I can’t imagine the stress of cutting peoples’ legs off and gluing new joints in there. There is not one second where I am jealous of his wealth or don’t admire his skill.
Another one I admire is Akio Toyoda, the CEO of Toyota, who thinks adoption of electrified vehicles will not happen as quickly as the totalitarian politicians wish. To say Toyoda knows more about vehicles than any politician is the understatement of the year. It is so sad that he risks being branded some sort of heretic at the altar of wacko science. It makes it all the more admirable that he goes out on that staunch limb.
When Tesla began, I pretty much hated Elon Musk. The guy, I don’t know, but any company that depends on government subsidies… well, you know me. Tesla’s subsidies have run out and they are still there. Only the rich can afford one. So what? Musk has proven his worth recently in the Twitter files. The presidency was bought, not won, in the election.
The protection afforded by constitutional restraints should make the purchased presidency not matter at all. But those restraints no longer exist. It’s Wild West Days where the powerful take whatever they want. Note today’s headline: “The White House to Ask Congress to Approve F-16s for Turkey.” General Smedley Butler must be looking down from his heavenly perch saying, “Wow, it’s the racket on steroids.”
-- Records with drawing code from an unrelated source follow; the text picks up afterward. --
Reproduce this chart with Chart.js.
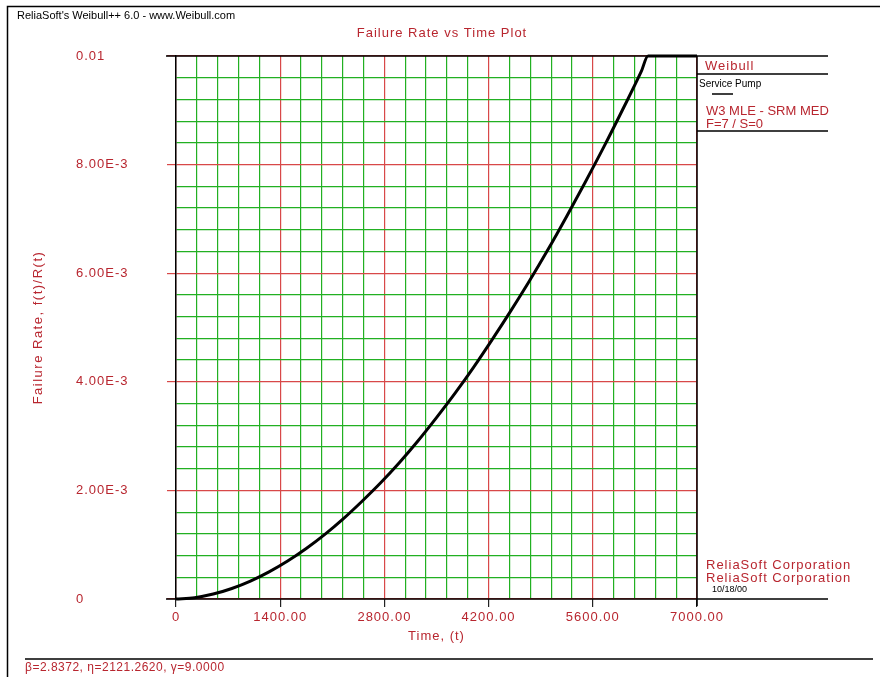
<!DOCTYPE html>
<html>
<head>
<meta charset="utf-8">
<script src="https://cdn.jsdelivr.net/npm/chart.js@4"></script>
<style>
  html, body { margin: 0; padding: 0; background: #fff; }
  #wrap { width: 880px; height: 677px; position: relative; }
</style>
</head>
<body>
<div id="wrap"><canvas id="rateChart"></canvas></div>
<script>
// 数据：时间与失效率
const timeValues = [0, 250, 500, 750, 1000, 1250, 1500, 1750, 2000, 2250, 2500, 2750, 3000,
    3250, 3500, 3750, 4000, 4250, 4500, 4750, 5000, 5250, 5500, 5750, 6000, 6250, 6342, 7000];
const rateValues = [0, 0.0000246, 0.0000909, 0.000194, 0.000330, 0.000500, 0.000700, 0.000930,
    0.00119, 0.00148, 0.00180, 0.00214, 0.00251, 0.00291, 0.00334, 0.00379, 0.00427, 0.00478,
    0.00531, 0.00586, 0.00644, 0.00705, 0.00768, 0.00833, 0.00901, 0.00971, 0.01, 0.01];
const xMajorTicks = [0, 1400, 2800, 4200, 5600, 7000];
const xTickLabels = ['0', '1400.00', '2800.00', '4200.00', '5600.00', '7000.00'];
const yMajorTicks = [0, 0.002, 0.004, 0.006, 0.008, 0.01];
const yTickLabels = ['0', '2.00E-3', '4.00E-3', '6.00E-3', '8.00E-3', '0.01'];

const RED = '#b8262f';
const GRID_RED = '#d84848';
const GRID_GREEN = '#22b022';
const FONT = '"Liberation Sans", Arial, sans-serif';

function majorIndex(list, v) {
    return list.findIndex(m => Math.abs(m - v) < 1e-9);
}

// 刻度文字加一点字距
const spacingPlugin = {
    id: 'spacing',
    beforeDraw(chart) {
        chart.ctx.letterSpacing = '1px';
    }
};

// 额外的文字和边框
const decorPlugin = {
    id: 'decor',
    afterDraw(chart) {
        const ctx = chart.ctx;
        const a = chart.chartArea;
        ctx.save();
        ctx.strokeStyle = '#000';
        ctx.lineWidth = 1.5;
        ctx.beginPath();
        // 外框
        ctx.moveTo(7.5, 677); ctx.lineTo(7.5, 6.5); ctx.lineTo(880, 6.5);
        // 图区上边和右边
        ctx.moveTo(a.left - 10, a.top); ctx.lineTo(828, a.top);
        ctx.moveTo(a.right, a.top); ctx.lineTo(a.right, a.bottom + 7);
        ctx.moveTo(a.left - 10, a.bottom); ctx.lineTo(828, a.bottom);
        // 图例分隔线
        ctx.moveTo(a.right, 74); ctx.lineTo(828, 74);
        ctx.moveTo(a.right, 131); ctx.lineTo(828, 131);
        ctx.moveTo(712, 94); ctx.lineTo(733, 94);
        // 底部分隔线
        ctx.moveTo(25, 659); ctx.lineTo(873, 659);
        ctx.stroke();

        ctx.textBaseline = 'middle';
        ctx.fillStyle = '#000';
        ctx.letterSpacing = '0px';
        ctx.font = '11px ' + FONT;
        ctx.textAlign = 'left';
        ctx.fillText("ReliaSoft's Weibull++ 6.0 - www.Weibull.com", 17, 16);
        ctx.font = '10px ' + FONT;
        ctx.fillText('Service Pump', 699, 84);
        ctx.font = '9px ' + FONT;
        ctx.fillText('10/18/00', 712, 590);

        ctx.fillStyle = RED;
        ctx.letterSpacing = '1px';
        ctx.font = '13px ' + FONT;
        ctx.textAlign = 'center';
        ctx.fillText('Failure Rate vs Time Plot', 442, 33);
        ctx.fillText('Time, (t)', (a.left + a.right) / 2, 636);
        ctx.save();
        ctx.translate(38, (a.top + a.bottom) / 2);
        ctx.rotate(-Math.PI / 2);
        ctx.letterSpacing = '1.5px';
        ctx.fillText('Failure Rate, f(t)/R(t)', 0, 0);
        ctx.restore();

        ctx.textAlign = 'left';
        ctx.fillText('Weibull', 705, 66);
        ctx.fillText('ReliaSoft Corporation', 706, 565);
        ctx.fillText('ReliaSoft Corporation', 706, 578);
        ctx.letterSpacing = '0px';
        ctx.fillText('W3 MLE - SRM MED', 706, 111);
        ctx.fillText('F=7 / S=0', 706, 124);
        ctx.letterSpacing = '0.5px';
        ctx.font = '12px ' + FONT;
        ctx.fillText('\u03b2=2.8372, \u03b7=2121.2620, \u03b3=9.0000', 25, 668);
        ctx.restore();
    }
};

const points = timeValues.map((t, i) => ({ x: t, y: rateValues[i] }));

new Chart(document.getElementById('rateChart'), {
    type: 'line',
    data: {
        datasets: [{
            data: points,
            borderColor: '#000',
            borderWidth: 3,
            pointRadius: 0,
            cubicInterpolationMode: 'monotone',
            fill: false,
            clip: false
        }]
    },
    options: {
        responsive: true,
        maintainAspectRatio: false,
        animation: false,
        layout: { padding: { left: 76, right: 183, top: 56, bottom: 38 } },
        plugins: { legend: { display: false }, tooltip: { enabled: false } },
        scales: {
            x: {
                type: 'linear',
                min: 0,
                max: 7000,
                afterFit(scale) { scale.height = 40; },
                border: { display: false },
                grid: {
                    color: c => majorIndex(xMajorTicks, c.tick.value) >= 0 ? GRID_RED : GRID_GREEN,
                    lineWidth: 1.2,
                    tickLength: 8,
                    tickColor: c => majorIndex(xMajorTicks, c.tick.value) >= 0 ? '#222' : 'rgba(0,0,0,0)'
                },
                ticks: {
                    stepSize: 280,
                    maxTicksLimit: 100,
                    autoSkip: false,
                    maxRotation: 0,
                    padding: 3,
                    color: RED,
                    font: { family: FONT, size: 13 },
                    callback: v => {
                        const i = majorIndex(xMajorTicks, v);
                        return i >= 0 ? xTickLabels[i] : '';
                    }
                }
            },
            y: {
                min: 0,
                max: 0.01,
                afterFit(scale) { scale.width = 100; },
                border: { display: true, color: '#000', width: 1.5 },
                grid: {
                    color: c => majorIndex(yMajorTicks, c.tick.value) >= 0 ? GRID_RED : GRID_GREEN,
                    lineWidth: 1.2,
                    tickLength: 9,
                    tickColor: c => majorIndex(yMajorTicks, c.tick.value) >= 0 ? GRID_RED : 'rgba(0,0,0,0)'
                },
                ticks: {
                    stepSize: 0.0004,
                    maxTicksLimit: 100,
                    autoSkip: false,
                    crossAlign: 'far',
                    color: RED,
                    font: { family: FONT, size: 13 },
                    callback: v => {
                        const i = majorIndex(yMajorTicks, v);
                        return i >= 0 ? yTickLabels[i] : '';
                    }
                }
            }
        }
    },
    plugins: [spacingPlugin, decorPlugin]
});
</script>
</body>
</html>
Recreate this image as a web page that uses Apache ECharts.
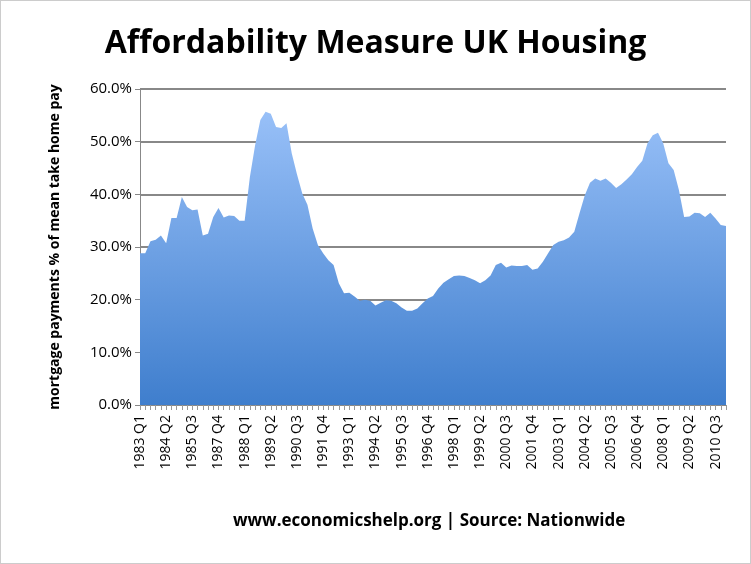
<!DOCTYPE html>
<html>
<head>
<meta charset="utf-8">
<script src="https://cdn.jsdelivr.net/npm/echarts@6/dist/echarts.min.js"></script>
<style>
  body { margin: 0; background: #fff; }
  #main { width: 749px; height: 562px; border: 1px solid #ccc; }
</style>
</head>
<body>
<div id="main"></div>
<script type="text/javascript">
    // quarter labels as they appear in the source sheet (1986 Q4 row is tagged 1987)
    var years = [1983, 1984, 1985, 1986, 1987, 1988, 1989, 1990, 1991, 1992, 1993, 1994, 1995, 1996,
        1997, 1998, 1999, 2000, 2001, 2002, 2003, 2004, 2005, 2006, 2007, 2008, 2009, 2010, 2011];
    var quarters = ['Q1', 'Q2', 'Q3', 'Q4'];
    var categories = [];
    years.forEach(function (y) {
        quarters.forEach(function (q) { categories.push(y + ' ' + q); });
    });
    categories[15] = '1987 Q4';
    categories = categories.slice(0, 113);

    var affordability = [
        28.8, 28.8, 31.1, 31.4, 32.2, 30.7, 35.5, 35.5, 39.5, 37.6,
        37.0, 37.1, 32.2, 32.5, 35.7, 37.4, 35.6, 36.0, 35.9, 35.0,
        35.0, 43.3, 49.3, 54.1, 55.7, 55.3, 52.8, 52.6, 53.5, 47.8,
        43.8, 40.2, 38.0, 33.5, 30.4, 28.8, 27.5, 26.6, 23.1, 21.2,
        21.3, 20.6, 19.8, 20.0, 19.8, 18.9, 19.4, 19.9, 19.8, 19.3,
        18.5, 17.9, 17.9, 18.3, 19.3, 20.2, 20.7, 22.1, 23.2, 23.9,
        24.5, 24.6, 24.5, 24.1, 23.7, 23.1, 23.7, 24.6, 26.6, 27.0,
        26.1, 26.5, 26.4, 26.4, 26.6, 25.7, 25.9, 27.2, 28.8, 30.4,
        31.0, 31.3, 31.8, 32.9, 36.4, 39.8, 42.2, 43.0, 42.6, 43.0,
        42.2, 41.2, 41.9, 42.8, 43.8, 45.2, 46.4, 49.7, 51.2, 51.7,
        49.7, 45.9, 44.6, 40.8, 35.7, 35.8, 36.5, 36.4, 35.7, 36.5,
        35.4, 34.2, 34.0
    ];

    var myChart = echarts.init(document.getElementById('main'));
    myChart.setOption({
        animation: false,
        title: {
            text: 'Affordability Measure UK Housing',
            left: 'center',
            top: 22,
            textStyle: { fontFamily: 'Open Sans', fontSize: 32, fontWeight: 'bold', color: '#000' }
        },
        graphic: [{
            type: 'text',
            left: 232,
            top: 512,
            style: { text: 'www.economicshelp.org | Source: Nationwide', font: 'bold 17px "Open Sans"', fill: '#000' }
        }],
        grid: { left: 139, right: 24, top: 88, bottom: 158 },
        xAxis: {
            type: 'category',
            boundaryGap: false,
            data: categories,
            axisLine: { lineStyle: { color: '#888', width: 1 } },
            axisTick: { show: true, interval: 0, length: 5, lineStyle: { color: '#999' } },
            axisLabel: { interval: 4, rotate: 90, fontSize: 14, color: '#000', fontFamily: 'Open Sans', margin: 10 }
        },
        yAxis: {
            type: 'value',
            min: 0, max: 60, interval: 10,
            name: 'mortgage payments % of mean take home pay',
            nameLocation: 'middle',
            nameGap: 78,
            nameTextStyle: { fontSize: 14, fontWeight: 'bold', color: '#000', fontFamily: 'Open Sans' },
            axisLine: { show: true, lineStyle: { color: '#888' } },
            axisTick: { show: true, length: 5, lineStyle: { color: '#888' } },
            axisLabel: { formatter: function (v) { return v.toFixed(1) + '%'; }, fontSize: 15, color: '#000', fontFamily: 'Open Sans' },
            splitLine: { lineStyle: { color: '#888', width: 2 } }
        },
        series: [{
            type: 'line',
            data: affordability,
            symbol: 'none',
            lineStyle: { width: 0 },
            areaStyle: {
                opacity: 1,
                color: new echarts.graphic.LinearGradient(0, 0, 0, 1, [
                    { offset: 0, color: '#98c0f8' },
                    { offset: 1, color: '#3f7ecd' }
                ])
            }
        }]
    });
</script>
</body>
</html>
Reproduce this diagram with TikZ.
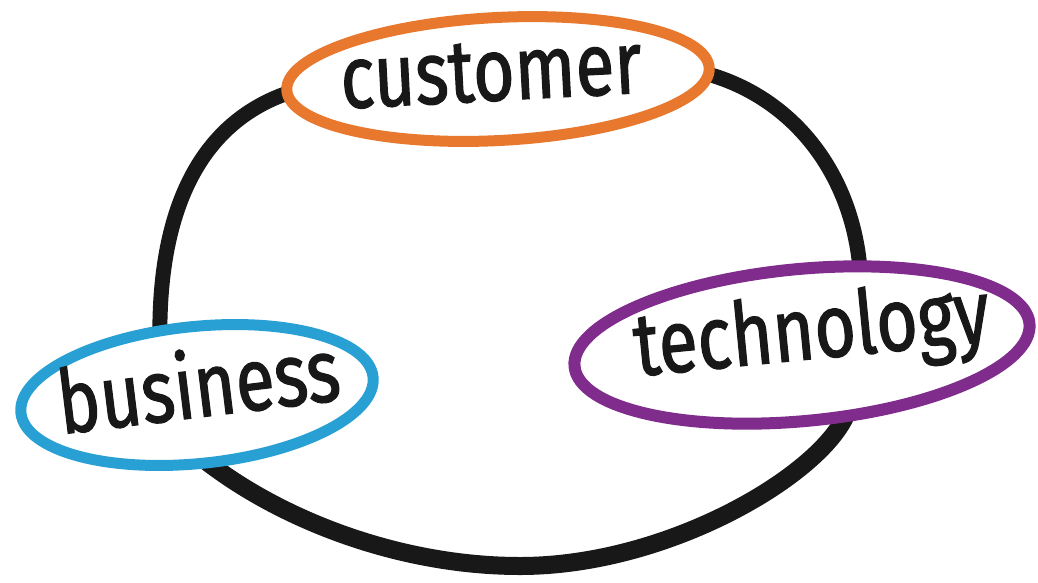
\documentclass[tikz,border=0pt]{standalone}
\usepackage{fontspec}
\newfontfamily\labfont[FakeStretch=0.8,FakeBold=1.3]{Fira Sans}
\usetikzlibrary{shapes.geometric,backgrounds}
\definecolor{custc}{RGB}{232,120,46}
\definecolor{techc}{RGB}{128,44,140}
\definecolor{busic}{RGB}{40,160,212}
\definecolor{loopc}{RGB}{24,24,24}
\begin{document}
\begin{tikzpicture}[x=1pt,y=-1pt,
  oval/.style={ellipse, draw, fill=white, inner sep=0pt},
  lab/.style={font=\labfont\fontsize{89}{89}\selectfont, text=loopc, inner sep=0pt},
  loopline/.style={draw=loopc, line width=15pt, line cap=round, line join=round}]
\useasboundingbox (0,0) rectangle (1038,582);
\node[oval, draw=custc, line width=11pt, minimum width=423pt, minimum height=123pt, rotate=3] (customer) at (498,79) {};
\node[oval, draw=techc, line width=12pt, minimum width=457pt, minimum height=152pt, rotate=5.4] (technology) at (802,345) {};
\node[oval, draw=busic, line width=11pt, minimum width=354pt, minimum height=137pt, rotate=5.8] (business) at (197,395) {};
\node[lab, rotate=3] (customerlabel) at (491,72) {customer};
\node[lab, rotate=5.6] (technologylabel) at (812,335) {technology};
\node[lab, rotate=7] (businesslabel) at (198,383) {business};
\begin{scope}[on background layer]
\draw[loopline] (business.center) -- (160,345) .. controls (157,210) and (200,125) .. (285,94) -- (customer.center);
\draw[loopline] (customer.center) -- (700,72) .. controls (795,95) and (860,180) .. (861,290) -- (technology.center);
\draw[loopline, line width=18pt] (technology.center) -- (850,400) .. controls (845,460) and (680,566) .. (520,566) .. controls (400,566) and (280,520) .. (202,458) -- (business.center);
\end{scope}
\end{tikzpicture}
\end{document}
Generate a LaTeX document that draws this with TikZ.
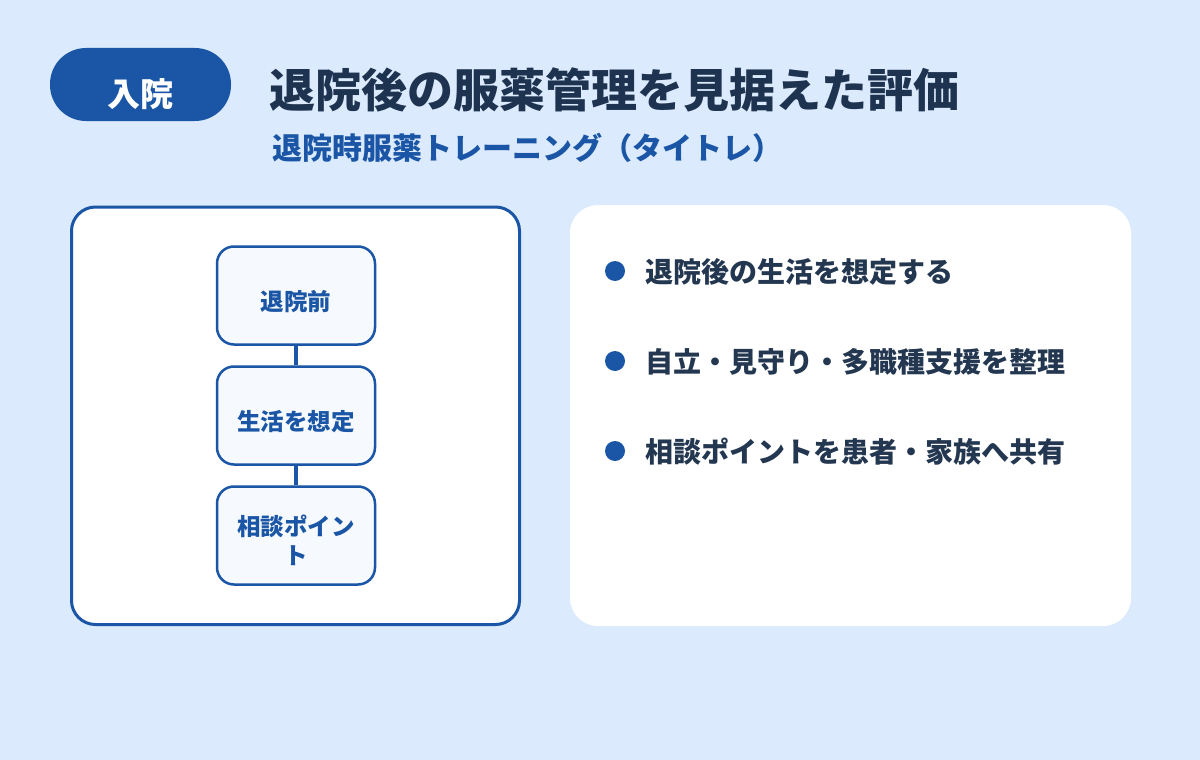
\documentclass[tikz,border=0pt]{standalone}
\usepackage{fontspec}
\setmainfont{Noto Sans CJK JP}
\definecolor{bg}{HTML}{DBEAFD}
\definecolor{mainblue}{HTML}{1A56A5}
\definecolor{titlec}{HTML}{1E3350}
\definecolor{bodyc}{HTML}{243750}
\definecolor{boxfill}{HTML}{F6F9FD}
\tikzset{
  panel/.style={fill=white, rounded corners=24pt},
  stepbox/.style={draw=mainblue, line width=2.5pt, fill=boxfill, rounded corners=17pt},
  steptext/.style={text=mainblue, font=\fontsize{23.5}{29}\selectfont\bfseries, align=center, inner sep=0pt},
  bullettext/.style={text=bodyc, font=\fontsize{28}{33}\selectfont\bfseries, anchor=west, inner sep=0pt},
  dot/.style={circle, fill=mainblue, minimum size=20pt, inner sep=0pt},
  link/.style={draw=mainblue, line width=4pt},
}
\begin{document}
\begin{tikzpicture}[x=1pt,y=-1pt]
\fill[bg] (0,0) rectangle (1200,760);
\useasboundingbox (0,0) rectangle (1200,760);
% badge
\fill[mainblue, rounded corners=36pt] (50,48) rectangle (231,121);
\node[text=white, font=\fontsize{33}{38}\selectfont\bfseries, inner sep=0pt] (badge) at (140.5,94) {入院};
% title
\node[text=titlec, font=\fontsize{46}{52}\selectfont\bfseries, anchor=west, inner sep=0pt] (title) at (269,90) {退院後の服薬管理を見据えた評価};
\node[text=mainblue, font=\fontsize{30}{35}\selectfont\bfseries, anchor=west, inner sep=0pt] (subtitle) at (272,148) {退院時服薬トレーニング（タイトレ）};
% left panel
\draw[panel, draw=mainblue, line width=3pt] (71.5,207) rectangle (519.5,624.5);
% right panel
\fill[panel, rounded corners=28pt] (570,205) rectangle (1131,626);
% step boxes
\node[stepbox, minimum width=158pt, minimum height=98pt] (b1) at (296,295.5) {};
\node[stepbox, minimum width=158pt, minimum height=98pt] (b2) at (296,415.5) {};
\node[stepbox, minimum width=158pt, minimum height=98pt] (b3) at (296,535.5) {};
\node[steptext] (t1) at (296,301.5) {退院前};
\node[steptext] (t2) at (296,421.5) {生活を想定};
\node[steptext] (t3) at (296,540) {相談ポイン\\ト};
\draw[link] (b1.south) -- (b2.north);
\draw[link] (b2.south) -- (b3.north);
% bullets
\node[dot] (d1) at (615,271) {};
\node[dot] (d2) at (615,361) {};
\node[dot] (d3) at (615,451) {};
\node[bullettext] (l1) at (645,272) {退院後の生活を想定する};
\node[bullettext] (l2) at (645,362) {自立・見守り・多職種支援を整理};
\node[bullettext] (l3) at (645,452) {相談ポイントを患者・家族へ共有};
\end{tikzpicture}
\end{document}
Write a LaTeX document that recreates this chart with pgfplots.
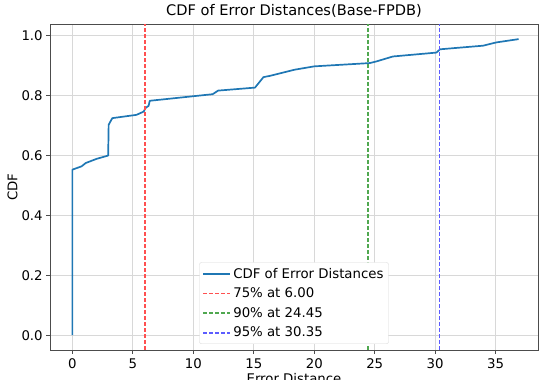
\documentclass[border=0pt]{standalone}
\usepackage{fontspec}
\setmainfont{DejaVu Sans}
\usepackage{pgfplots}
\pgfplotsset{compat=1.18}
\definecolor{tabblue}{HTML}{1F77B4}
\definecolor{gridgray}{HTML}{D8D8D8}
\definecolor{mplred}{HTML}{FF5050}
\definecolor{mplgreen}{HTML}{50A850}
\definecolor{mplblue}{HTML}{5C5CFF}
\begin{document}
\begin{tikzpicture}[x=1pt,y=1pt]
\path[use as bounding box] (0,0) rectangle (539,380);
\begin{axis}[
  at={(50pt,30pt)}, anchor=south west,
  scale only axis, width=488pt, height=326pt,
  xmin=-1.85, xmax=38.5, ymin=-0.0495, ymax=1.0395,
  xtick={0,5,10,15,20,25,30,35},
  ytick={0,0.2,0.4,0.6,0.8,1.0},
  yticklabel style={/pgf/number format/.cd, fixed, fixed zerofill, precision=1},
  /pgf/number format/assume math mode=true,
  tick label style={font=\fontsize{13.3}{15}\selectfont},
  xticklabel style={yshift=-1pt},
  tick align=outside, tick pos=left,
  major tick length=3.8pt,
  tick style={black!70, line width=0.8pt},
  axis line style={black!70, line width=0.8pt},
  grid=major, grid style={gridgray, line width=0.8pt},
  title={CDF of Error Distances(Base-FPDB)},
  title style={font=\fontsize{14.6}{17}\selectfont, yshift=-3pt},
  xlabel={Error Distance},
  ylabel={CDF},
  label style={font=\fontsize{13.3}{15}\selectfont},
  xlabel style={yshift=2pt},
  ylabel style={yshift=-3pt},
  legend style={at={(0.5,0.0184)}, anchor=south, draw=black!15, rounded corners=2pt,
    fill=white,
    font=\fontsize{13.3}{15}\selectfont,
    row sep=4.2pt, inner xsep=3pt, inner ysep=3.5pt},
  legend cell align=left,
  legend image code/.code={\draw[#1] (0pt,0pt) -- (27pt,0pt);},
]
\addplot[draw=tabblue, color=tabblue, line width=1.7pt, line join=round] coordinates {
(0,0) (0,0.553) (0.76,0.564) (1.1,0.575) (2.0,0.589) (2.96,0.600) (3.0,0.703) (3.3,0.725) (5.3,0.736) (5.9,0.747) (6.05,0.759) (6.3,0.766) (6.4,0.783) (11.6,0.805) (12.05,0.817) (15.1,0.827) (15.8,0.862) (16.3,0.866) (18.4,0.887) (20.0,0.898) (24.6,0.909) (25.1,0.914) (26.5,0.931) (30.1,0.944) (30.4,0.955) (33.95,0.967) (35.06,0.978) (36.9,0.989)
};
\addlegendentry{CDF of Error Distances}
\addplot[forget plot, draw=mplred, color=mplred, line width=1.8pt, dash pattern=on 4pt off 2pt] coordinates {(6.00,-0.0495) (6.00,1.0395)};
\addplot[forget plot, draw=mplgreen, color=mplgreen, line width=1.8pt, dash pattern=on 4pt off 2pt] coordinates {(24.45,-0.0495) (24.45,1.0395)};
\addplot[forget plot, draw=mplblue, color=mplblue, line width=1.8pt, dash pattern=on 4pt off 2pt] coordinates {(30.35,-0.0495) (30.35,1.0395)};
\addlegendimage{draw=mplred, color=mplred, line width=1.8pt, dash pattern=on 4pt off 2pt}
\addlegendentry{75\% at 6.00}
\addlegendimage{draw=mplgreen, color=mplgreen, line width=1.8pt, dash pattern=on 4pt off 2pt}
\addlegendentry{90\% at 24.45}
\addlegendimage{draw=mplblue, color=mplblue, line width=1.8pt, dash pattern=on 4pt off 2pt}
\addlegendentry{95\% at 30.35}
\end{axis}
\end{tikzpicture}
\end{document}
U.S. Marine Corps Major General, Smedley Butler earned the Congressional Medal of Honor twice. He saw up close how private interests finagle their way to huge profits “reckoned in dollars and the losses in lives.”
The racket of war is not so much different from the war on individual freedom being waged by the “green” crazies. The fragile lives in the desert in the path of solar farms, the bats and birds flying into wind farms, and the abused children in the Congo are unnecessary casualties.